REQUIRED WORK —
Take the lines from the head of the listing through the one bearing "(slidetitle) at (1040,22)" and copy them exactly, leaving every picture out.

>> begin MATERIAL PROVIDED

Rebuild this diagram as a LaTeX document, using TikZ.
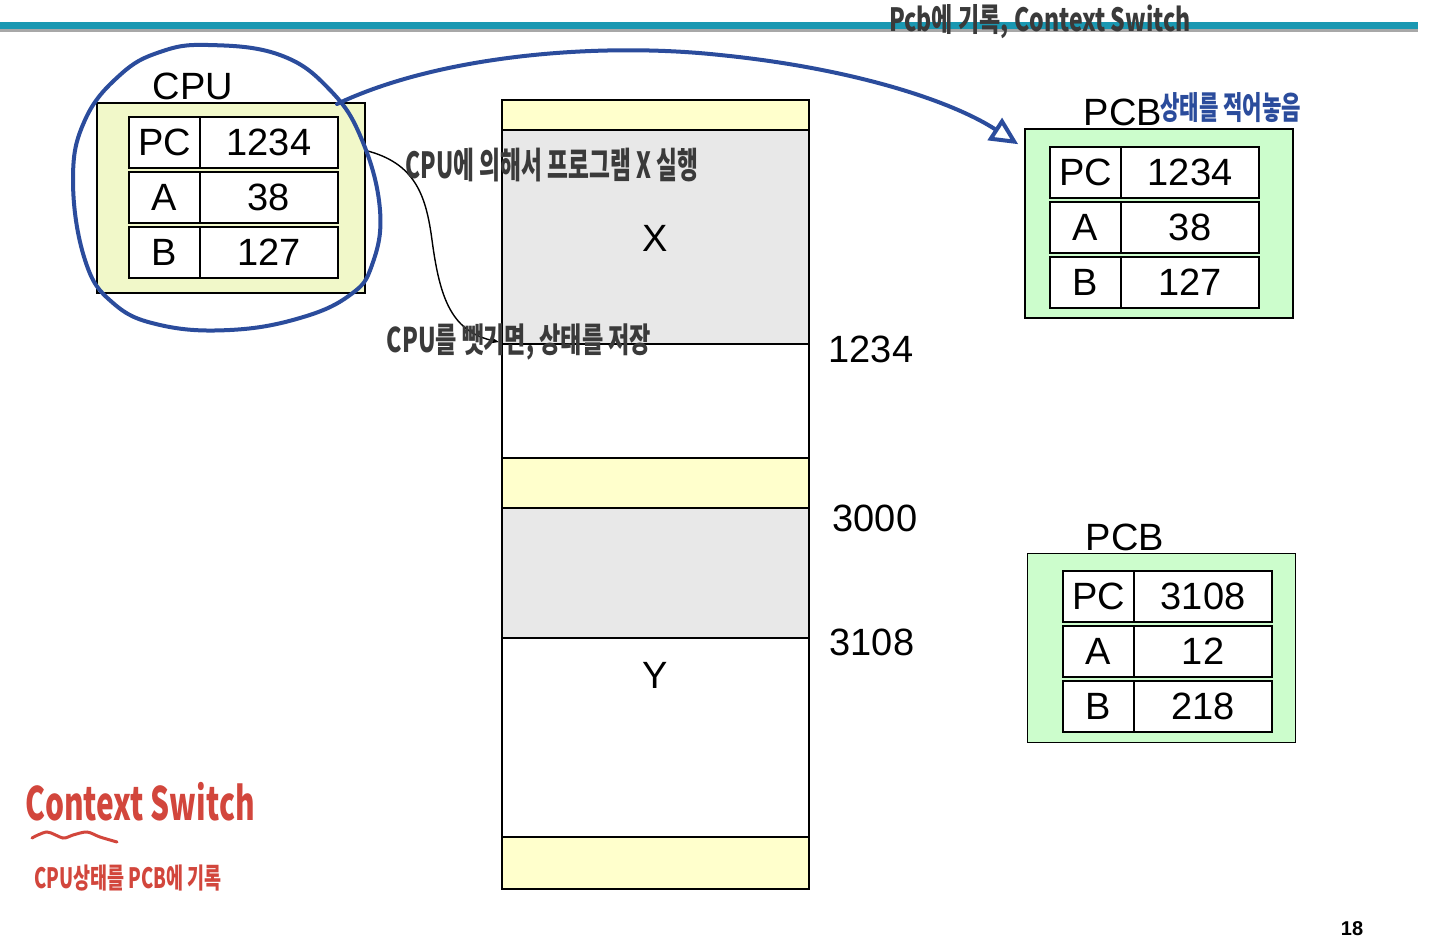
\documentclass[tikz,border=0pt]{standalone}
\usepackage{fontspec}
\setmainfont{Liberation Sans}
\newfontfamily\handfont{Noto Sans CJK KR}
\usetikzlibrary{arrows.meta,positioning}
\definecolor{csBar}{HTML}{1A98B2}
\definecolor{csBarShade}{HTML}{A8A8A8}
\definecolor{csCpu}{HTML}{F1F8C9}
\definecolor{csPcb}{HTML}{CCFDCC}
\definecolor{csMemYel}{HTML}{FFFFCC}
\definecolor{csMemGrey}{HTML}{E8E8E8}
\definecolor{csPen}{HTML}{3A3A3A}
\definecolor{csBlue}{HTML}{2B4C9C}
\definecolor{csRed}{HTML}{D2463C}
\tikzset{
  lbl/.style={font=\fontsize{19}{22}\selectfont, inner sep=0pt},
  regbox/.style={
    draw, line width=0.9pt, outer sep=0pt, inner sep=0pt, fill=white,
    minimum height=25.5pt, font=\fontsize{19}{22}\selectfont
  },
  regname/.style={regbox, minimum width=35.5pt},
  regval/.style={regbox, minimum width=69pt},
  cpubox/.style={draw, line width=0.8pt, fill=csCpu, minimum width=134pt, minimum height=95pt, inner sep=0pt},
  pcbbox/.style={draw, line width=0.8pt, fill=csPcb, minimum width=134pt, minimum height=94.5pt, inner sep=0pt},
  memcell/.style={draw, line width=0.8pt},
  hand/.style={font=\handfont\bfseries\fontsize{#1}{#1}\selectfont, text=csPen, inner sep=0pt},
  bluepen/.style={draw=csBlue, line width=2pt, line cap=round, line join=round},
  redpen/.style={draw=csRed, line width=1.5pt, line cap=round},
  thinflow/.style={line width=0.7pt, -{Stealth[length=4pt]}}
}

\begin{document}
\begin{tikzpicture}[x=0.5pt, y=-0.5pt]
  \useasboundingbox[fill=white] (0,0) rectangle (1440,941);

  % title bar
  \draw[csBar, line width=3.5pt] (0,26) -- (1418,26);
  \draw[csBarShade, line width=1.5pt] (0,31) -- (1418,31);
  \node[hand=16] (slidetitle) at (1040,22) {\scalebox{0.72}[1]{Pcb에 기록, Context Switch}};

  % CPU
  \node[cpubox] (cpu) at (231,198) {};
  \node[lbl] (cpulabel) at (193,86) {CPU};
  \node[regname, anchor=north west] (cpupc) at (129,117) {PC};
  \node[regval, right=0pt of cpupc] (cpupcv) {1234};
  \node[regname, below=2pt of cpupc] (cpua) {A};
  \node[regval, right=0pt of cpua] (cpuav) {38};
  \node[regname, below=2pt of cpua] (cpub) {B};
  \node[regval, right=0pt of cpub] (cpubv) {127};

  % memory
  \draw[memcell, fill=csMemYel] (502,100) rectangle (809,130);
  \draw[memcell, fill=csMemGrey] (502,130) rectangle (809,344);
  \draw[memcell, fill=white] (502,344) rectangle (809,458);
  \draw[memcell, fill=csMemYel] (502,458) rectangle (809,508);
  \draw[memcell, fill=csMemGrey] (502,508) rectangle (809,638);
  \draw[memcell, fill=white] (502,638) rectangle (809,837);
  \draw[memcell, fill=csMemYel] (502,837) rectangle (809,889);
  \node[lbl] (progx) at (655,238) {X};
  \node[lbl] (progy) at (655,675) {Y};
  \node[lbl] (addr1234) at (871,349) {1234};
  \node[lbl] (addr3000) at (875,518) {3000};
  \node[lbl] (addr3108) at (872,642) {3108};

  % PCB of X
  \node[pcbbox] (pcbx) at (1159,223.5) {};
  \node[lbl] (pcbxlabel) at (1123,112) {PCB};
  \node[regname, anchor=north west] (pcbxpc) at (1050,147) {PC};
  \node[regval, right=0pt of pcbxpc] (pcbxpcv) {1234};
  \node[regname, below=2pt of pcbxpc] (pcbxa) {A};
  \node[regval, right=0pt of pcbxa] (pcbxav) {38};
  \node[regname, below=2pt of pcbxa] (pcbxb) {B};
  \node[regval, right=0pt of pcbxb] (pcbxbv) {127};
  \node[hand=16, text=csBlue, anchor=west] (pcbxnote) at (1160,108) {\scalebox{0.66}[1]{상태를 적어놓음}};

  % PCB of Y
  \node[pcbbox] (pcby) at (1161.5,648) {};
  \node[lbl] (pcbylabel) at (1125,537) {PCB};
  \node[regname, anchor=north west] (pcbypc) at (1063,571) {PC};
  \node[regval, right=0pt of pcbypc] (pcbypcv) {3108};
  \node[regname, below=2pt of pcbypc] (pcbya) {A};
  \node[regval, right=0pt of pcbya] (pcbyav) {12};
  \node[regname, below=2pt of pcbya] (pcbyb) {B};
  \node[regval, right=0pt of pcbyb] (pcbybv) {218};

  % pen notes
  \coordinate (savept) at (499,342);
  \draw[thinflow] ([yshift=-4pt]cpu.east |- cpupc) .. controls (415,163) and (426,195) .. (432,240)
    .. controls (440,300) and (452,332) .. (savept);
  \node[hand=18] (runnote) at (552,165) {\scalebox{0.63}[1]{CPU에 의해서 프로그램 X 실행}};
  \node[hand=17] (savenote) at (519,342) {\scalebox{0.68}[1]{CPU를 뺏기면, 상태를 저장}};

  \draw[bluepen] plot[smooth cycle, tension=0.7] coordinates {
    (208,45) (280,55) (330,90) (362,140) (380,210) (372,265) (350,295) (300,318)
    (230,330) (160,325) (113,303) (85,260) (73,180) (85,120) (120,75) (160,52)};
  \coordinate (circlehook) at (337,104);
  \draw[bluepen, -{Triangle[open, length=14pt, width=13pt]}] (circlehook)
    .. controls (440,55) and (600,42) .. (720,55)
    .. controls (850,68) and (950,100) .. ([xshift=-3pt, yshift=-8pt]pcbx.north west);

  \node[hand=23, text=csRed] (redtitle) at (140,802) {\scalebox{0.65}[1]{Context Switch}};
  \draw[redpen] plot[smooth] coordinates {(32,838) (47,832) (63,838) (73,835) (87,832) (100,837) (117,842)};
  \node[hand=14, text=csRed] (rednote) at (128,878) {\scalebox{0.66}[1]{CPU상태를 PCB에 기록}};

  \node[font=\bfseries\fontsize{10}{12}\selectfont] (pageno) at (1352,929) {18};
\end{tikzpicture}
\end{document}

>> end MATERIAL PROVIDED

CORRECT OUTPUT —
Rebuild this diagram as a LaTeX document, using TikZ.
\documentclass[tikz,border=0pt]{standalone}
\usepackage{fontspec}
\setmainfont{Liberation Sans}
\newfontfamily\handfont{Noto Sans CJK KR}
\usetikzlibrary{arrows.meta,positioning}
\definecolor{csBar}{HTML}{1A98B2}
\definecolor{csBarShade}{HTML}{A8A8A8}
\definecolor{csCpu}{HTML}{F1F8C9}
\definecolor{csPcb}{HTML}{CCFDCC}
\definecolor{csMemYel}{HTML}{FFFFCC}
\definecolor{csMemGrey}{HTML}{E8E8E8}
\definecolor{csPen}{HTML}{3A3A3A}
\definecolor{csBlue}{HTML}{2B4C9C}
\definecolor{csRed}{HTML}{D2463C}
\tikzset{
  lbl/.style={font=\fontsize{19}{22}\selectfont, inner sep=0pt},
  regbox/.style={
    draw, line width=0.9pt, outer sep=0pt, inner sep=0pt, fill=white,
    minimum height=25.5pt, font=\fontsize{19}{22}\selectfont
  },
  regname/.style={regbox, minimum width=35.5pt},
  regval/.style={regbox, minimum width=69pt},
  cpubox/.style={draw, line width=0.8pt, fill=csCpu, minimum width=134pt, minimum height=95pt, inner sep=0pt},
  pcbbox/.style={draw, line width=0.8pt, fill=csPcb, minimum width=134pt, minimum height=94.5pt, inner sep=0pt},
  memcell/.style={draw, line width=0.8pt},
  hand/.style={font=\handfont\bfseries\fontsize{#1}{#1}\selectfont, text=csPen, inner sep=0pt},
  bluepen/.style={draw=csBlue, line width=2pt, line cap=round, line join=round},
  redpen/.style={draw=csRed, line width=1.5pt, line cap=round},
  thinflow/.style={line width=0.7pt, -{Stealth[length=4pt]}}
}

\begin{document}
\begin{tikzpicture}[x=0.5pt, y=-0.5pt]
  \useasboundingbox[fill=white] (0,0) rectangle (1440,941);

  % title bar
  \draw[csBar, line width=3.5pt] (0,26) -- (1418,26);
  \draw[csBarShade, line width=1.5pt] (0,31) -- (1418,31);
  \node[hand=16] (slidetitle) at (1040,22) {\scalebox{0.72}[1]{Pcb에 기록, Context Switch}};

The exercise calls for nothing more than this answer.